Fig. 5. Chirp dependence of the ISRS response and REP reconstruction.

Contributions of the 735 cm⁻¹ mode to the ISRS experimental map, measured with an approximately vanishing chirp (C₂ = − 4 fs²) and with a $C_2=71f{s}^2\approx \frac{1}{8\pi }{T}_{vib}^2$ are reported in a, b, respectively. The dashed purple lines indicate the slope of the chirp and a magnification of the ISRS maps around 500–600 fs is reported in c, d as a function of time delay upon dechirp ($\tilde{T}$ bottom axis) and $\tilde{T}/T_{vib}$ (top axis). Slices of such maps at $\tilde{T}/T_{vib}=n$ and $\tilde{T}/T_{vib}=\left(n-1/4\right)$, which allows the complete reconstruction of the real and imaginary parts of the Raman excitation profiles (see the text and Table 1), are reported (as continuous lines) in e, f and compared with the REPs modeled by TD-DFT (dashed lines), normalized to the area of the measured traces at $\tilde{T}=$ 12 T_vib. Notably, the experimental and the theoretical signals share the same sign, validating hence the sign of the reconstructed normal mode ES displacement, while discrepancies between their spectral profiles suggest a role of the sample absorption, third-order dispersion and probe spectrum, which have not been included in the data analysis reported in this figure.

Fig. 6. Complex REPs and direction of the ES displacements.

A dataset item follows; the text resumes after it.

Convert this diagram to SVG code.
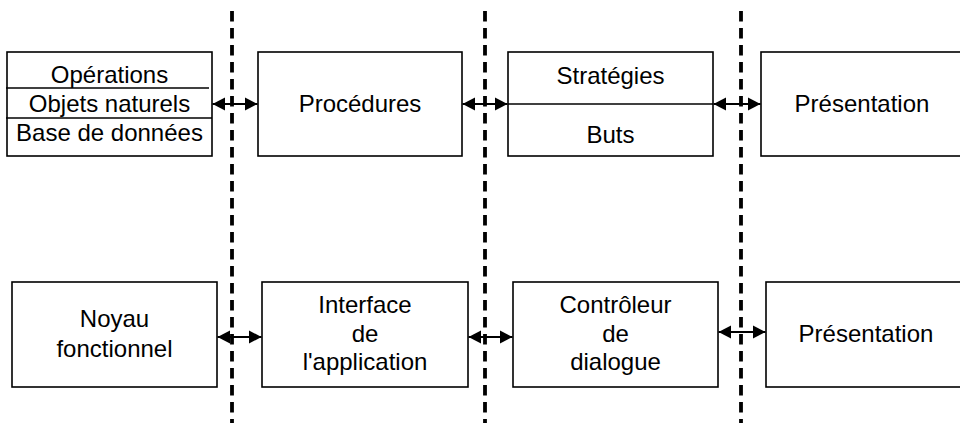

Real and Imaginary part of the Stokes/anti-Stokes (red and blue lines) Raman excitation profiles measured for the different vibrational modes of Rhodamine B dissolved in methanol are reported in a. The REPs have been directly extracted from the time-domain traces, from 400 to 700 fs, considering multiple PP chirp values (C₂ = −4, 7, 30, 44, 71 fs²). The anti-Stokes Raman excitation profiles have been horizontally shifted by one vibrational quantum for a direct comparison with the Stokes counterparts. Shaded areas indicate the 90% confidence intervals. The experimentally extracted complex REPs are compared with the ones (black dashed lines) modeled from the absorption spectrum by using the transform method^,, while the directions of the corresponding ES displacements along the normal coordinates are depicted in b.